### [INSTRUCTION]
Nothing after the line with "4.60, 4.62, 4.74, 4.79, 4.86, 4.94, 4.96, 5.02, 5.10, 5.12]" belongs in the copy; extract the lines below from the top through that line, pictures left out.
begin
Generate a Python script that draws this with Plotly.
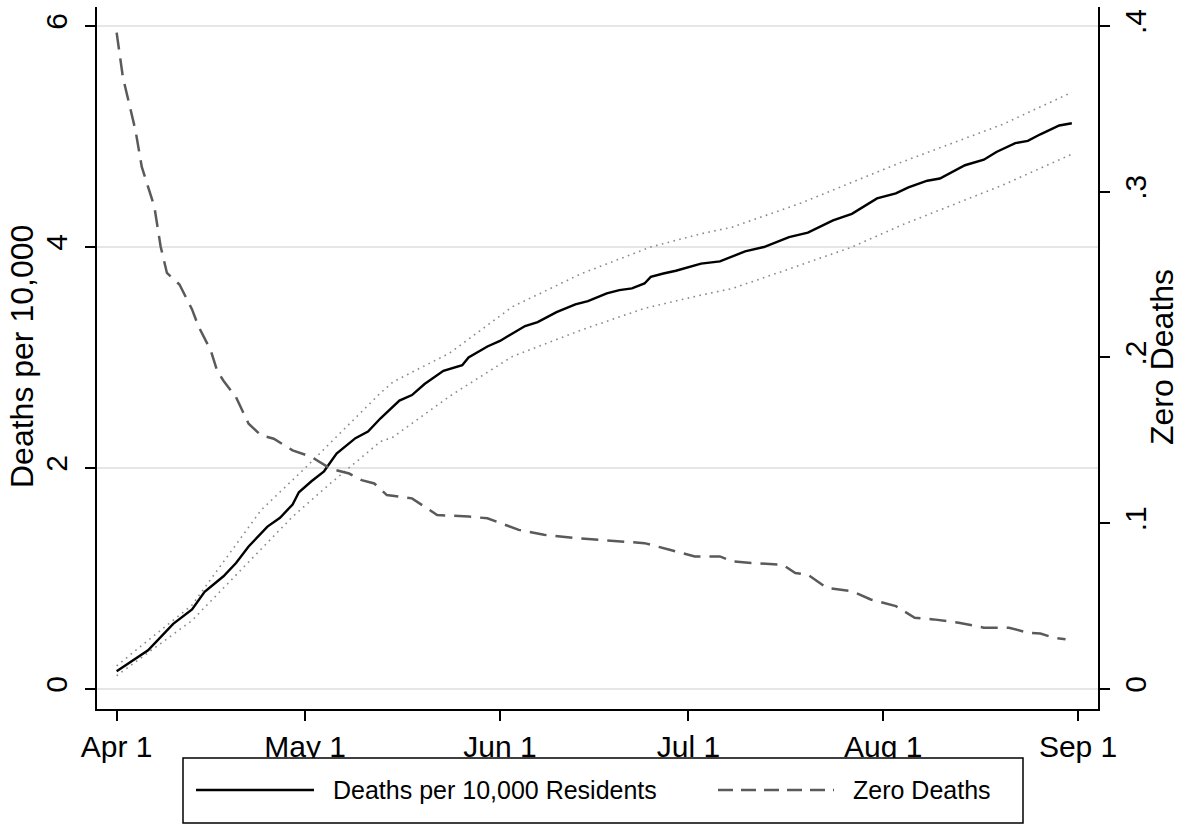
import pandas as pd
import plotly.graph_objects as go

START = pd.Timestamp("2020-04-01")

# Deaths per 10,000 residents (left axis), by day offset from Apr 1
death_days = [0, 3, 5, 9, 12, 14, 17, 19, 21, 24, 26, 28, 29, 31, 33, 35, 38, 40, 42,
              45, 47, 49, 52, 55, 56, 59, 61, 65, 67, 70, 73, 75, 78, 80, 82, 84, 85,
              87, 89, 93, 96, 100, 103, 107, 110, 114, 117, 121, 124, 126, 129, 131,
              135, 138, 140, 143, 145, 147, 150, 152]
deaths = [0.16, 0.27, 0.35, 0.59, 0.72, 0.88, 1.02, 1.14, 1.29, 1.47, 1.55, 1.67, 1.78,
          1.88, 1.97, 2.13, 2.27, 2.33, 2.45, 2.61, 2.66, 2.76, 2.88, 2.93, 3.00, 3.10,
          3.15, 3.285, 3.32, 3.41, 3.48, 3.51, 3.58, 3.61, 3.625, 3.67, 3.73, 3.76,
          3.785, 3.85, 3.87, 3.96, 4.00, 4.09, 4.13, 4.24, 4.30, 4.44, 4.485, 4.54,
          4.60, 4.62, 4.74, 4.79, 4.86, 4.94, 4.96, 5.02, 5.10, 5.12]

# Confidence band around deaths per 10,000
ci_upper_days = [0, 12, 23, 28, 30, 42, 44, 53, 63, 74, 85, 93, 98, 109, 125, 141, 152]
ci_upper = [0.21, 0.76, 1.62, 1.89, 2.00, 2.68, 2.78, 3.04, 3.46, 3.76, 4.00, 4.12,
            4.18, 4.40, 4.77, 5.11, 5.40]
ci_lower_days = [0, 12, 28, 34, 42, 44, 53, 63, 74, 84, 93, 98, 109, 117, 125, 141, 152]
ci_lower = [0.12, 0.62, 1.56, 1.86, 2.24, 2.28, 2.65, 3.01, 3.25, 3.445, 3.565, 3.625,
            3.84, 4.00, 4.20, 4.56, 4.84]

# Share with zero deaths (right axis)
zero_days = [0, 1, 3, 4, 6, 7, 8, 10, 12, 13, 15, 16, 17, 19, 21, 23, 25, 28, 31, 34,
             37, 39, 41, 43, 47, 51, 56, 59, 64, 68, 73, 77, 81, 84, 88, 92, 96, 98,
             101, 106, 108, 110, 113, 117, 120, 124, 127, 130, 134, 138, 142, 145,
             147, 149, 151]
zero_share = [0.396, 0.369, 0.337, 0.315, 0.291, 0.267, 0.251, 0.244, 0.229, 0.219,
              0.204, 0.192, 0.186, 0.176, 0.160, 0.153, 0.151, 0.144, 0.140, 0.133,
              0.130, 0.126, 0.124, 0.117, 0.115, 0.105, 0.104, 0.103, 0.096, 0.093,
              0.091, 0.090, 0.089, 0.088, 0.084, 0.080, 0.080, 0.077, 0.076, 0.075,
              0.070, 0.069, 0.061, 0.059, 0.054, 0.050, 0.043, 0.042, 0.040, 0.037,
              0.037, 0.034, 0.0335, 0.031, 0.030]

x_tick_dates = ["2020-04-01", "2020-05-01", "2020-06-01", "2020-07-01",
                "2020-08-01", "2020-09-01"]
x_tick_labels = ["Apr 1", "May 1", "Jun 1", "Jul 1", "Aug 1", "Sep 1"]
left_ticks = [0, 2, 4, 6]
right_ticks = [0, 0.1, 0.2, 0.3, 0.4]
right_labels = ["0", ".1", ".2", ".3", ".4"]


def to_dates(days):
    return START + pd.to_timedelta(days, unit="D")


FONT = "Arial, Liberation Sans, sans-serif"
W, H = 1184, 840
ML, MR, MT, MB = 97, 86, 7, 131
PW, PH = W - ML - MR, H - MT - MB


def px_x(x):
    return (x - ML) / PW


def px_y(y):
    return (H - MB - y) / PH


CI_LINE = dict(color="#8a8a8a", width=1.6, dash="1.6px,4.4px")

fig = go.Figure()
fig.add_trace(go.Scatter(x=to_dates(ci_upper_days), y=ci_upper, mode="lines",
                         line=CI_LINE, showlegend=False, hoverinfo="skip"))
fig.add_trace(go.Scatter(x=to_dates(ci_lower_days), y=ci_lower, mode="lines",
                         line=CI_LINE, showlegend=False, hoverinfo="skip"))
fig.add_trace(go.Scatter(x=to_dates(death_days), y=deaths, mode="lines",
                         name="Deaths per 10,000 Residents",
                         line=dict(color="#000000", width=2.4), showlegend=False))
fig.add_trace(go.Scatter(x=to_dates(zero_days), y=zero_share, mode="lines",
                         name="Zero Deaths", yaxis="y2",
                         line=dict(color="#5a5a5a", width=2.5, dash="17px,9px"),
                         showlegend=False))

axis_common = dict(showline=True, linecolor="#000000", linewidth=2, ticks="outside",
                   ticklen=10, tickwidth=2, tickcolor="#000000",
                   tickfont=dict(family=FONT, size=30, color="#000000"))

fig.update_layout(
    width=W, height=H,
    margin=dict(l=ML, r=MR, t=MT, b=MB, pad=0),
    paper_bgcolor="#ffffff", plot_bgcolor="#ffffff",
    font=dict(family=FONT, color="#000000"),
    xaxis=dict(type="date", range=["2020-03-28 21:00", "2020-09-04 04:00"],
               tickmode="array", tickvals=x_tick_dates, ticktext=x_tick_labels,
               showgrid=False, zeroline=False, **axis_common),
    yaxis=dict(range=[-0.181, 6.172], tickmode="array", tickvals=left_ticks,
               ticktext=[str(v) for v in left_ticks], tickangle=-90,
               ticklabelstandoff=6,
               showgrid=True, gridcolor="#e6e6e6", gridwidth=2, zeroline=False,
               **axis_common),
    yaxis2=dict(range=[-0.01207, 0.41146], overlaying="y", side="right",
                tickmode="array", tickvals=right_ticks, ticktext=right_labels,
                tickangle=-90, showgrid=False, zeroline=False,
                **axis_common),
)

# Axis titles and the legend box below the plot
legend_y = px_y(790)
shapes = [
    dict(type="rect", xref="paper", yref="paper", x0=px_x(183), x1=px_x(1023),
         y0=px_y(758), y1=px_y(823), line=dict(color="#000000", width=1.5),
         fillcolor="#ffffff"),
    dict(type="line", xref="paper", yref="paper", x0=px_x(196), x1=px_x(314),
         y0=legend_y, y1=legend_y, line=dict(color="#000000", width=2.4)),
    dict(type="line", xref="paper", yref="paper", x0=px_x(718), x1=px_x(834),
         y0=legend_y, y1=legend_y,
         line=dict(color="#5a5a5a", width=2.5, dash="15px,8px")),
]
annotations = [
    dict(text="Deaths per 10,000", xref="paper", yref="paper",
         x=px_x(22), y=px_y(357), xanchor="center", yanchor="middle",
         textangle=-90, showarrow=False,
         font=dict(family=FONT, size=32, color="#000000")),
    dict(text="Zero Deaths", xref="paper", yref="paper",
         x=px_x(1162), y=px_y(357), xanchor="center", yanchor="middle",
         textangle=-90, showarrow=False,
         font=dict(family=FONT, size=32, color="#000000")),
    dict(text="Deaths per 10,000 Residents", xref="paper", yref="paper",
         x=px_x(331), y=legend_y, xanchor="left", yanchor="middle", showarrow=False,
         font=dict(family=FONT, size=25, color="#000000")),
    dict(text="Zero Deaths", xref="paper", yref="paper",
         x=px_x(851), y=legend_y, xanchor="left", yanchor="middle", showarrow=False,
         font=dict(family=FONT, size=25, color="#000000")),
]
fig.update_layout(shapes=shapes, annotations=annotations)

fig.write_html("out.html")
end
### [SOLUTION FOR THIS EXERCISE]
Generate a Python script that draws this with Plotly.
import pandas as pd
import plotly.graph_objects as go

START = pd.Timestamp("2020-04-01")

# Deaths per 10,000 residents (left axis), by day offset from Apr 1
death_days = [0, 3, 5, 9, 12, 14, 17, 19, 21, 24, 26, 28, 29, 31, 33, 35, 38, 40, 42,
              45, 47, 49, 52, 55, 56, 59, 61, 65, 67, 70, 73, 75, 78, 80, 82, 84, 85,
              87, 89, 93, 96, 100, 103, 107, 110, 114, 117, 121, 124, 126, 129, 131,
              135, 138, 140, 143, 145, 147, 150, 152]
deaths = [0.16, 0.27, 0.35, 0.59, 0.72, 0.88, 1.02, 1.14, 1.29, 1.47, 1.55, 1.67, 1.78,
          1.88, 1.97, 2.13, 2.27, 2.33, 2.45, 2.61, 2.66, 2.76, 2.88, 2.93, 3.00, 3.10,
          3.15, 3.285, 3.32, 3.41, 3.48, 3.51, 3.58, 3.61, 3.625, 3.67, 3.73, 3.76,
          3.785, 3.85, 3.87, 3.96, 4.00, 4.09, 4.13, 4.24, 4.30, 4.44, 4.485, 4.54,
          4.60, 4.62, 4.74, 4.79, 4.86, 4.94, 4.96, 5.02, 5.10, 5.12]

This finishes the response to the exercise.